Benjamin Wolf works as a conductor, pianist, composer, singer and academic. He is Musical Director of the Royal Free Music Society, the Zemel Choir, the Wallace Ensemble and Belsize Square Synagogue. In addition he is a regular conductor of the Quorum chamber choir. Performances with the Zemel Choir have included appearances at the new European Jewish Choral Festivals (created by the choir in 2012), Holocaust memorial services for the Mayor of London, concerts at the South Bank and St John's Smith Square, broadcasts for the BBC's Songs of Praise and Newsnight, and tours to Europe, Israel and the USA. Activities with the Wallace Ensemble have included performances at the Queen Elizabeth Hall and Purcell Room, while the professional choir of Belsize Square Synagogue has been featured on BBC radio and television (most recently in February 2015). Benjamin has also been involved in organising and conducting two major interfaith services at Westminster Abbey (featuring the Zemel and Belsize choirs): the ‘Service of Solemn Remembrance and Hope on the 75th Anniversary of Kristallnacht' (2014) and a special service commemorating the liberation of Auschwitz-Birkenau (2015). Both the Zemel and Belsize choirs have also performed at the International Louis Lewandowski Festival in Berlin. Performances with the Royal Free have included large-scale oratorios such as Mendelssohn's Elijah and a tour to Genoa in spring 2015 (to which they will return in May 2016).
As composer, he has written music for the concert hall and the stage, including works using the texts and modes of Ancient Greek, a piano concerto and a cello concerto commissioned for the 70th anniversary of Belsize Square synagogue. He has written a number of pieces for the Zemel Choir, created new instrumental works for the Chichester Festival in 2013 and 2014, and performed a revised version of his piano concerto in April 2015. As pianist, he works as both accompanist and solo recitalist, while his singing is primarily focussed on performances with his own Jewish barbershop quartet, bOYbershop, for which he has written a number of arrangements and original compositions, including comic songs The Only Jewish Cowgirl and Fifty Shades of Hay. This quartet has recently performed at the Chichester Festival and the Sacrées Journées de Strasbourg (November 2015) and released a new album entitled Bendigamos, which includes many of his arrangements.
Following the award of a PhD in 2010, he worked as a visiting lecturer at Royal Holloway and Senior Associate Teacher at Bristol University. In 2011 he was appointed as Lecturer in Music at Regent's University, London, where he teaches academic courses and runs the choirs of the Regent's School of Drama, Film and Media. He has given conference papers in the UK and America, and was on the organising team for a conference at the IMR in January 2013 (focussing on music in twentieth-century Britain). He has also worked as a researcher on a Royal Holloway project investigating the use of music to accompany silent films.

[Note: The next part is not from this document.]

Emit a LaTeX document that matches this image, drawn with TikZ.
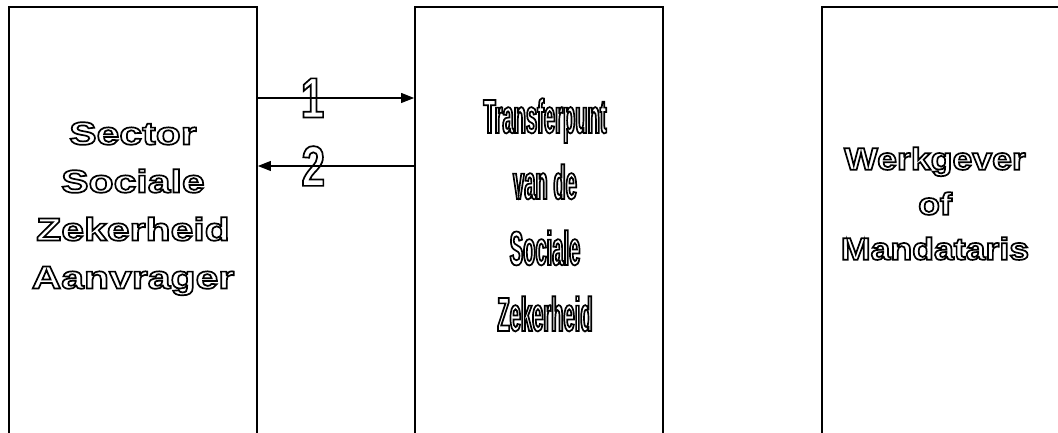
\documentclass[tikz,border=0pt]{standalone}
\usepackage{fontspec}
\setmainfont{Liberation Sans}
\newfontfamily\widefont{Liberation Sans Bold}[FakeStretch=1.28]
\newfontfamily\rightfont{Liberation Sans Bold}[FakeStretch=1.15]
\newfontfamily\narrowfont{Liberation Sans Bold}[FakeStretch=0.42]
\newfontfamily\digitfont{Liberation Sans Bold}[FakeStretch=0.74]
\usetikzlibrary{arrows.meta,positioning}

% hollow (stroked) letters
\newcommand{\hollowon}{\special{pdf:literal direct 1 Tr 1.7 w}}
\newcommand{\hollowoff}{\special{pdf:literal direct 0 Tr}}

\begin{document}
\begin{tikzpicture}[x=1pt,y=1pt,>={Triangle[length=13pt,width=10pt]},
  column/.style={draw,line width=1.8pt,minimum width=248pt,minimum height=460pt,inner sep=0pt},
  flow/.style={->,line width=1.1pt},
  title/.style={align=center,anchor=north,inner sep=0pt}]
  \useasboundingbox (0,0) rectangle (1058,433);

  % the three columns, open at the bottom
  \node[column] (sector) at (133,196) {};
  \node[column] (transfer) at (539,196) {};
  \node[column] (werkgever) at (946,196) {};

  \node[title,font=\widefont\fontsize{32}{48}\selectfont] (sectortxt) at (133,311)
    {\hollowon Sector\\Sociale\\Zekerheid\\Aanvrager\hollowoff};
  \node[title,font=\narrowfont\fontsize{48}{66}\selectfont] (transfertxt) at (545,335)
    {\hollowon Transferpunt\\van de\\Sociale\\Zekerheid\hollowoff};
  \node[title,font=\rightfont\fontsize{31}{45}\selectfont] (werkgevertxt) at (935,286)
    {\hollowon Werkgever\\of\\Mandataris\hollowoff};

  % messages
  \coordinate (r1) at (0,335);
  \coordinate (r2) at (0,267);
  \draw[flow] (sector.east |- r1) -- node[pos=0.35,font=\digitfont\fontsize{57}{57}\selectfont] (one) {\hollowon 1\hollowoff} (transfer.west |- r1);
  \draw[flow] (transfer.west |- r2) -- node[pos=0.645,font=\digitfont\fontsize{57}{57}\selectfont] (two) {\hollowon 2\hollowoff} (sector.east |- r2);
\end{tikzpicture}
\end{document}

Franklyn graduated in 1991 with First Class Honours in Music from the University of Kent at Canterbury.
Whilst teaching undergraduates at Christ Church College, Canterbury, and playing the piano in a jazz bar at weekends, he conducted doctoral research under the supervision of the celebrated Cambridge musicologist Dr Mary Berry CBE. He gained his PhD in 1998 with a thesis that challenged the theory-dominated view of the tritone in Gregorian Chant, resulting in revisions to ‘Tritone' and ‘Cistercian Monks' in The New Grove Dictionary of Music and Musicians.
In 1999 Franklyn was appointed examiner to the Associated Board of the Royal Schools of Music. For eighteen years he served on the jazz and classical panels, and remains a theory examiner. He worked as a syllabus consultant and conference presenter, and in 2010 was selected to train examiners. In addition to UK examining, he undertook numerous overseas tours of Hong Kong (as team leader), Singapore, Malaysia, Australia, New Zealand and Cyprus. Among his publications are Moody Prawn Blues, for Grade 3 Piano, and an arrangement of Choson Kale Mazel Tov, for Grade 4 Clarinet. He has also adjudicated at several school and county music festivals in the UK, and in New Zealand.
Since the age of fifteen, Franklyn has accompanied synagogue services and directed choirs - principally at Finchley Progressive and Hendon Reform - and, more recently, has played at various churches and crematoria across London. In 2015 he played the organ in the film adaptation of Stephen Fry's The Hippopotamus.
He has also been engaged as a bass player, with stints at the Wimbledon Theatre, the occasional recording session, and several years in a function band.
To date, Franklyn has accompanied Zemel on tours to Israel, Russia, Germany, Ukraine and Italy.